Abstract
BRAF inhibition can promote progression of primary CLL cells independent of RAS mutation.
Major finding: BRAF inhibition can promote progression of primary CLL cells independent of RAS mutation.
Mechanism: Drug-bound BRAF and BCR–SYK signaling cooperatively induce paradoxical ERK activation in CLL cells.
Impact: Dual inhibition of BRAF and SYK reverses ERK activation and may suppress treatment-induced CLL.

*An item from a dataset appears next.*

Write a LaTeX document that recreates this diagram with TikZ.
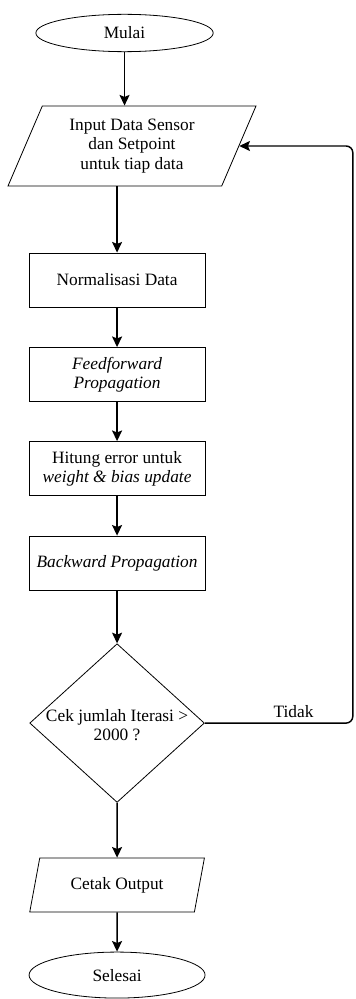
\documentclass[tikz,border=0pt]{standalone}
\usepackage{fontspec}
\setmainfont{Liberation Serif}
\usetikzlibrary{arrows.meta, shapes.geometric}

\begin{document}
\begin{tikzpicture}[
                > = {Stealth[length=8pt, width=7.5pt, inset=1.5pt]}, % arrow head style
                node distance = 70.9pt, % distance between boxes
                semithick, % line style
                font = \rmfamily\fontsize{13}{14.5}\selectfont
        ]

        \tikzstyle{terminal}=[draw = black, ellipse, minimum width = 133pt, inner sep = 0pt]
        \tikzstyle{io}=[draw = black, trapezium, trapezium left angle = 57.5,
            trapezium right angle = 122.5, trapezium stretches body, align = center, inner sep = 0pt]
        \tikzstyle{process}=[draw = black, rectangle, minimum width = 132pt,
            minimum height = 40.5pt, align = center, inner sep = 0pt]
        \tikzstyle{decision}=[draw = black, diamond, minimum width = 131pt,
            minimum height = 119pt, inner sep = 0pt]
        \tikzstyle{flow}=[->, line width = 1.1pt]

        \useasboundingbox (-93.4pt,24.75pt) rectangle (172.9pt,-724.5pt);

        \node[terminal, minimum height = 28pt] (mulai) {Mulai};
        \node[io, minimum width = 186pt, minimum height = 60pt] (input) [below of=mulai, node distance=84.75pt, xshift=5.6pt] {Input Data Sensor\\dan Setpoint\\untuk tiap data};
        \node[process] (norm) [below of=input, node distance=100.5pt, xshift=-11.2pt] {Normalisasi Data};
        \node[process] (ff) [below of=norm] {\textit{Feedforward}\\\textit{Propagation}};
        \node[process] (hitung) [below of=ff, node distance=70.5pt] {Hitung error untuk\\\textit{weight \& bias update}};
        \node[process] (back) [below of=hitung] {\textit{Backward Propagation}};
        \node[decision] (cek) [below of=back, node distance=120pt] {};
        \node[align = center, yshift=-1.5pt] (cektext) at (cek) {Cek jumlah Iterasi >\\2000 ?};
        \node[io, minimum width = 131pt, minimum height = 40.5pt] (cetak) [below of=cek, node distance=121.5pt] {Cetak Output};
        \node[terminal, minimum width = 132pt, minimum height = 34.5pt] (selesai) [below of=cetak, node distance=67.5pt] {Selesai};

        \draw[flow] (mulai) -- (mulai |- input.north);
        \draw[flow] (norm |- input.south) -- (norm);
        \draw[flow] (norm) -- (ff);
        \draw[flow] (ff) -- (hitung);
        \draw[flow] (hitung) -- (back);
        \draw[flow] (back) -- (cek);
        \draw[flow] (cek) -- (cetak);
        \draw[flow] (cetak) -- (selesai);
        \draw[flow, rounded corners = 5pt] (cek.east) -- node[above, pos=0.6] (tidak) {Tidak} ++(111pt,0) |- (input);

        \end{tikzpicture}
\end{document}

Treatment with the BRAF inhibitor vemurafenib effectively suppresses ERK signaling and improves overall survival in patients with BRAF-mutant melanoma. Interestingly, BRAF inhibition can also induce other types of tumors, including cutaneous squamous lesions and chronic myelomonocytic leukemia, via paradoxical ERK activation in wild-type BRAF cells harboring RAS mutations. Yaktapour, Meiss, and colleagues report the case of a patient with metastatic BRAF-mutant melanoma who exhibited progression of preexisting chronic lymphocytic leukemia (CLL) in the absence of a RAS mutation during treatment with vemurafenib. Following vemurafenib discontinuation, the patient's CLL disease burden decreased. Analysis of patient-derived CLL cells revealed high levels of phosphorylated ERK in the presence of vemurafenib, indicative of BRAF inhibitor–mediated paradoxical ERK activation, which was reduced by the MEK inhibitor trametinib. In addition, vemurafenib treatment resulted in increased CLL cell proliferation and reduced survival of tumor-bearing mice in vivo. Sequencing confirmed that no genetic alterations that could be linked to aberrant RAS activity were present in these CLL cells, suggesting that activation of other signaling pathways drives CLL growth. Consistent with the role of chronic B-cell receptor (BCR) signaling in CLL, combined inhibition of spleen tyrosine kinase (SYK), which is required for BCR-mediated RAS activation, reversed BRAF inhibitor–driven paradoxical ERK activation and decreased RAS activity in vitro. Furthermore, SYK inhibition suppressed CLL growth and prevented vemurafenib-induced mortality in mice. These results were confirmed in primary CLL cells isolated from ten additional patients with CLL. Together, these data indicate that BCR signaling and vemurafenib-bound BRAF can cooperatively induce ERK activation in CLL cells in the absence of RAS mutations and suggest that dual inhibition of SYK and BRAF may limit treatment-induced CLL progression.